Basic equipment and special variants
The test chamber can be used to meet common test standards such as the VW norm VW PV1200. 18 of the test chambers are suitable for temperature tests from -40°C to 90°C with a change rate of 3 K. Three more chambers were designed with an extended temperature range of -40°C to 150°C. One of the test chambers was equipped with an increased change rate of up to 10 K to enable special temperature cycling tests to be conducted. In addition to the aforementioned test chambers, Weiss Technik also supplied a special climate test chamber with a multi-axis shaker table (MAST) as part of the project, as well as two identical systems for corrosion tests with a common machine room.

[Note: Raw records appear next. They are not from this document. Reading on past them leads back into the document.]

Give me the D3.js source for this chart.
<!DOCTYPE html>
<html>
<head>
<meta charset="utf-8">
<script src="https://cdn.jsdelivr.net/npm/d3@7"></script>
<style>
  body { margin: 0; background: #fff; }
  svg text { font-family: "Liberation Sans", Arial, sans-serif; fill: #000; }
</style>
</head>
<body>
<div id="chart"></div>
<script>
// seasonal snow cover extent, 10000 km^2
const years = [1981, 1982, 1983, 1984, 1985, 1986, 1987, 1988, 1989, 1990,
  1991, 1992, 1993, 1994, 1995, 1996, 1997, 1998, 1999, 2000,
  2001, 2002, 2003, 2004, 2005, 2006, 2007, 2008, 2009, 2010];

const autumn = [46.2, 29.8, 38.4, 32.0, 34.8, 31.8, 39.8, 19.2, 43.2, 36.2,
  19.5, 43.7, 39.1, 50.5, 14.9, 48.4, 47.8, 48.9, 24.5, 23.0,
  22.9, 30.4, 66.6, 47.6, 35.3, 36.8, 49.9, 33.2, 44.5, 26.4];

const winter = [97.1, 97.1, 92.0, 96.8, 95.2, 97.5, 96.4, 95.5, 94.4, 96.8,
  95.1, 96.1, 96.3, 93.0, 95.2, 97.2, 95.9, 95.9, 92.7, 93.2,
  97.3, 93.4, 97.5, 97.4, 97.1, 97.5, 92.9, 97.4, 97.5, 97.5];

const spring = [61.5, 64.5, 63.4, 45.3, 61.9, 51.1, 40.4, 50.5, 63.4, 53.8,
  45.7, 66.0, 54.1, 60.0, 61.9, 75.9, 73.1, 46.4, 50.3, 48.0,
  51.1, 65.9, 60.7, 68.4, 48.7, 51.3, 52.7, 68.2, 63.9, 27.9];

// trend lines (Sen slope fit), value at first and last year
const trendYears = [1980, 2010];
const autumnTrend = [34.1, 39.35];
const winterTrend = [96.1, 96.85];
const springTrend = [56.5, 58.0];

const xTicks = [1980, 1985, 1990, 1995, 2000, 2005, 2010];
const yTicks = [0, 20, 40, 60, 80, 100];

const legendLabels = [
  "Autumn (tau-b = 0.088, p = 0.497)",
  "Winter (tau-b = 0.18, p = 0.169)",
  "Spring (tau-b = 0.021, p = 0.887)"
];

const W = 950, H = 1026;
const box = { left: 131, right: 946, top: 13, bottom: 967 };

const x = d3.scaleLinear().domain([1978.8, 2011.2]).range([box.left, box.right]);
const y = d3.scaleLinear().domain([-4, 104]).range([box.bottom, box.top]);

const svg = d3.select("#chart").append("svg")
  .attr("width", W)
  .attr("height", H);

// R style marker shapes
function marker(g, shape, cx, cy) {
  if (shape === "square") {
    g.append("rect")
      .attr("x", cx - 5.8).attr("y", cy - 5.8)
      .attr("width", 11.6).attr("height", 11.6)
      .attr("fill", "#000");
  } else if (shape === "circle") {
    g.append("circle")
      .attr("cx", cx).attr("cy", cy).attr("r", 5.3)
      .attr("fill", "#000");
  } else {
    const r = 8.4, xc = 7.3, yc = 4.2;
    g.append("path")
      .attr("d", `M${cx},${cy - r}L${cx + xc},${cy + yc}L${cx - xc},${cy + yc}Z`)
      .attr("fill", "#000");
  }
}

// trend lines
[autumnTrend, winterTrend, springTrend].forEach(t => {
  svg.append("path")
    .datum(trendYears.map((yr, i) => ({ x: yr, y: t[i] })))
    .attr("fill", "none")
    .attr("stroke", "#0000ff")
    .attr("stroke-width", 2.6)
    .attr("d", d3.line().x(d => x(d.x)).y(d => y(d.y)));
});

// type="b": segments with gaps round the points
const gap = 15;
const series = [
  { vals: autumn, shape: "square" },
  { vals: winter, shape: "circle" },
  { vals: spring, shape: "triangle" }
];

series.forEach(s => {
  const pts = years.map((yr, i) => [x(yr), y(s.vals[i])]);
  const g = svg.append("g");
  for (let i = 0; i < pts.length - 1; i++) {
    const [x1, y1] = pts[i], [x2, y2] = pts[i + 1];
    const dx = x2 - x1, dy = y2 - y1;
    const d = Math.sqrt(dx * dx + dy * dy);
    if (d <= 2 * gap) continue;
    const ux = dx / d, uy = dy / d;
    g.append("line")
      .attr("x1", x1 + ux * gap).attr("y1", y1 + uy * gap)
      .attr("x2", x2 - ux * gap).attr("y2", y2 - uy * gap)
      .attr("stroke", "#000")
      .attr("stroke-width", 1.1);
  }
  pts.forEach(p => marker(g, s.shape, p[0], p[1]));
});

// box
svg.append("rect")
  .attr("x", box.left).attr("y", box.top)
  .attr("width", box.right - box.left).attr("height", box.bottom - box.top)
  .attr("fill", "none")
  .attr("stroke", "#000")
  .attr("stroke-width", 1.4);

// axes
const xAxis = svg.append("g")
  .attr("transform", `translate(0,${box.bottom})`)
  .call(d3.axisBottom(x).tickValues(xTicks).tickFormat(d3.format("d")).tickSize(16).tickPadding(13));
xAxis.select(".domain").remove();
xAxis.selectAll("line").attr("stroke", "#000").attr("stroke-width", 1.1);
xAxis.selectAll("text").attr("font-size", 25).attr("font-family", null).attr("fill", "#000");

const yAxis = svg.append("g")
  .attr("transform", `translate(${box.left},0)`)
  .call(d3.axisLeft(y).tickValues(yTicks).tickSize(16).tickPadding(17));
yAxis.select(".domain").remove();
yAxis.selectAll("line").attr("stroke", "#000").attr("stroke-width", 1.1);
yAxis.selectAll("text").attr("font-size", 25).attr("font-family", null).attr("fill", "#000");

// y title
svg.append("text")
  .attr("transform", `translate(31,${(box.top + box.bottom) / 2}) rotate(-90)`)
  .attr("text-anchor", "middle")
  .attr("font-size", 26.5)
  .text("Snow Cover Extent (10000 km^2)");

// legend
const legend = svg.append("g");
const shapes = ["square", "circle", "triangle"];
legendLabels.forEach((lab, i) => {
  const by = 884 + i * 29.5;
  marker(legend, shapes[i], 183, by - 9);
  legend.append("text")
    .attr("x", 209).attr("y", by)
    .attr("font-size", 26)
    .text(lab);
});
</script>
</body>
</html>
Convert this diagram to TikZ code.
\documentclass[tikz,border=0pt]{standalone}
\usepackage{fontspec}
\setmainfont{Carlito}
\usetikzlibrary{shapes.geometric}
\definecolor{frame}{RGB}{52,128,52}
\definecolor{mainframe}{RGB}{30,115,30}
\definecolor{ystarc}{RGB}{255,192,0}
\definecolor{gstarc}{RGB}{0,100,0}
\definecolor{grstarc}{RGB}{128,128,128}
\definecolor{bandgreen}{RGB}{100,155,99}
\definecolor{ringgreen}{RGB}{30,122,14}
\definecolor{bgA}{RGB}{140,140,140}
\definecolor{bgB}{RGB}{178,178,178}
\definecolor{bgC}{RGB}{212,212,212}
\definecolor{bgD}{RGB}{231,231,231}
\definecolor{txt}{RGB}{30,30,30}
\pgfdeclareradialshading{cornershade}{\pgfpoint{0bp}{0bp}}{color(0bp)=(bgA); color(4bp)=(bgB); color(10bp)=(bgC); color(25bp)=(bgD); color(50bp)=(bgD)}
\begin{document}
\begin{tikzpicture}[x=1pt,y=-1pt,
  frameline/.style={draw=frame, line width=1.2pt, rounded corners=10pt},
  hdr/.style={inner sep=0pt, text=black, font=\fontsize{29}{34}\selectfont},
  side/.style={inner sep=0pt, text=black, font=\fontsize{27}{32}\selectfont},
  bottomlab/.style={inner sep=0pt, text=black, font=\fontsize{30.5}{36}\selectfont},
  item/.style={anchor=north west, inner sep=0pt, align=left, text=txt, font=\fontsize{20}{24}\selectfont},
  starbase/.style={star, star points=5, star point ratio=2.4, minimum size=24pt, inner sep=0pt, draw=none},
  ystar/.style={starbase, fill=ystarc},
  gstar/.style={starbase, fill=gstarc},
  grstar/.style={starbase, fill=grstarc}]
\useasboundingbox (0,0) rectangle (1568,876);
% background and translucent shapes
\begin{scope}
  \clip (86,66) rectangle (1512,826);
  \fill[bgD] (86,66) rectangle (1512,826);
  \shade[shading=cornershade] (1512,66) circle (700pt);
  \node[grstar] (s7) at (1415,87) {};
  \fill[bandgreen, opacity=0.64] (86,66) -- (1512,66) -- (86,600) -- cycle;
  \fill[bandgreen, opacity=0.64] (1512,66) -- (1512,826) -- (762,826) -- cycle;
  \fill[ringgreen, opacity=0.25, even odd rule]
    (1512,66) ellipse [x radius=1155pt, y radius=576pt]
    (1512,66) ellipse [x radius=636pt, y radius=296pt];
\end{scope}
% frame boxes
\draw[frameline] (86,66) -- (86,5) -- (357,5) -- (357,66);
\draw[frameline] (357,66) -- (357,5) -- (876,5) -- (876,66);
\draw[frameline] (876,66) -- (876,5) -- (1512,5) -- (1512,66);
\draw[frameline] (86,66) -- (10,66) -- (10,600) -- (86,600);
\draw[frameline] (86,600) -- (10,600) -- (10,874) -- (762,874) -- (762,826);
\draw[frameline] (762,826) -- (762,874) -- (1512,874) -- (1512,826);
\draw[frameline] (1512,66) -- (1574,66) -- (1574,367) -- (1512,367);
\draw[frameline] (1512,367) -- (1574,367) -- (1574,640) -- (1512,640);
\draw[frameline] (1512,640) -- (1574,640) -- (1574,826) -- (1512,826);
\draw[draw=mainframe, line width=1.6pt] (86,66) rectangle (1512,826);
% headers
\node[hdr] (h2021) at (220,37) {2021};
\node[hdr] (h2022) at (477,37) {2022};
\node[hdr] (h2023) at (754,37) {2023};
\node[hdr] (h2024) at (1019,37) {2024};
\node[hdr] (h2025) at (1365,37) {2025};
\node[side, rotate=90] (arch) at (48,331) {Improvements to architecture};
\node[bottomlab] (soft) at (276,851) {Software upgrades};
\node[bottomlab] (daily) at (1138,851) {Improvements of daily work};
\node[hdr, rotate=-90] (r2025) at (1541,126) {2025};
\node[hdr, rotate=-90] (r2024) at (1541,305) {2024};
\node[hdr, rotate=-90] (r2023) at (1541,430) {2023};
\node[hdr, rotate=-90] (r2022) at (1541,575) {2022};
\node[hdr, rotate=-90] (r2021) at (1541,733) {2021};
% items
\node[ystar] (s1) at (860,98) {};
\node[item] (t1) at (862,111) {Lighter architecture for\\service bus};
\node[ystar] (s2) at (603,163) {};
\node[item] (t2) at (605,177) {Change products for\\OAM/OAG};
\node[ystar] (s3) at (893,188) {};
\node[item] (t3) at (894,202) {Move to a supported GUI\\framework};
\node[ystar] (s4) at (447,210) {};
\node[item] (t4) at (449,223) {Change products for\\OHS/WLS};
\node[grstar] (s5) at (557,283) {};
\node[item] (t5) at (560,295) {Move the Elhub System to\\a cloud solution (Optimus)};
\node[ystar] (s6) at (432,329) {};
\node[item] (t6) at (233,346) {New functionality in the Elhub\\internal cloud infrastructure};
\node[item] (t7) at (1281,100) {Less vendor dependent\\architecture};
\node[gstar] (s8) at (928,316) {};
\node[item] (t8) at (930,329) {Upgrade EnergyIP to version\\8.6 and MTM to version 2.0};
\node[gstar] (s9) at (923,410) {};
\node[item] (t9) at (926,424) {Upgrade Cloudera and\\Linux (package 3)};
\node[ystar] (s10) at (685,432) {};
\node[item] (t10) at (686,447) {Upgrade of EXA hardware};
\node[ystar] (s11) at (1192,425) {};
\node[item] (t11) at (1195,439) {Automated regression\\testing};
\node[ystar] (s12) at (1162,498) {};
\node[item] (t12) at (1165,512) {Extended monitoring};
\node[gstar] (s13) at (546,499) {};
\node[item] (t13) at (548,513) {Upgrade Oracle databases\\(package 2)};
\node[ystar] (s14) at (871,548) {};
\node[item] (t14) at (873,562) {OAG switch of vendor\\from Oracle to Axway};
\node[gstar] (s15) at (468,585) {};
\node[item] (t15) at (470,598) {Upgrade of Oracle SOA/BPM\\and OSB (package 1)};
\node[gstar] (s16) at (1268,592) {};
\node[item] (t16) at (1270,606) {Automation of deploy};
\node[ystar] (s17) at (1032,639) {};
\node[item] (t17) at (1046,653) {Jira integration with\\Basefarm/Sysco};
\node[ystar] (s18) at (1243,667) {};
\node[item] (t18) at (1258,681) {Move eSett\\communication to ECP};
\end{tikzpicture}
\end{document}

Concept with a small footprint
In order to ensure the smallest possible footprint, as was required, and the space-saving installation of the test chambers, Weiss Technik first reworked the tried-and-tested chamber design and developed a new chamber concept. This involved elevating the test chamber on a base frame so that the machine part that would usually be on the side could be positioned under the test chamber. The test chambers were installed individually and protected by floor-to-ceiling housings in order to prevent any possible incidents in one chamber impacting the other test facilities in the hall.
Basic equipment and special features
All test chambers are equipped with a multi-glazed, heated viewing window and a double-wing door for easy loading. Half of the chambers have a two-level testing frame so that two smaller specimens can be tested at the same time instead of one larger one. The test chambers are operated via the tried-and-tested SIMPAC digital measurement and regulation system and the WEBSeason software. The operation, programming and monitoring unit with its web-panel is mounted on the test space door.
With its 22 test chambers, the VW Battery Competence Centre has state-of-the-art and space-saving testing technology with safety equipment according to the highest standards and thus the optimal basis for the testing and further development of lithium-ion batteries.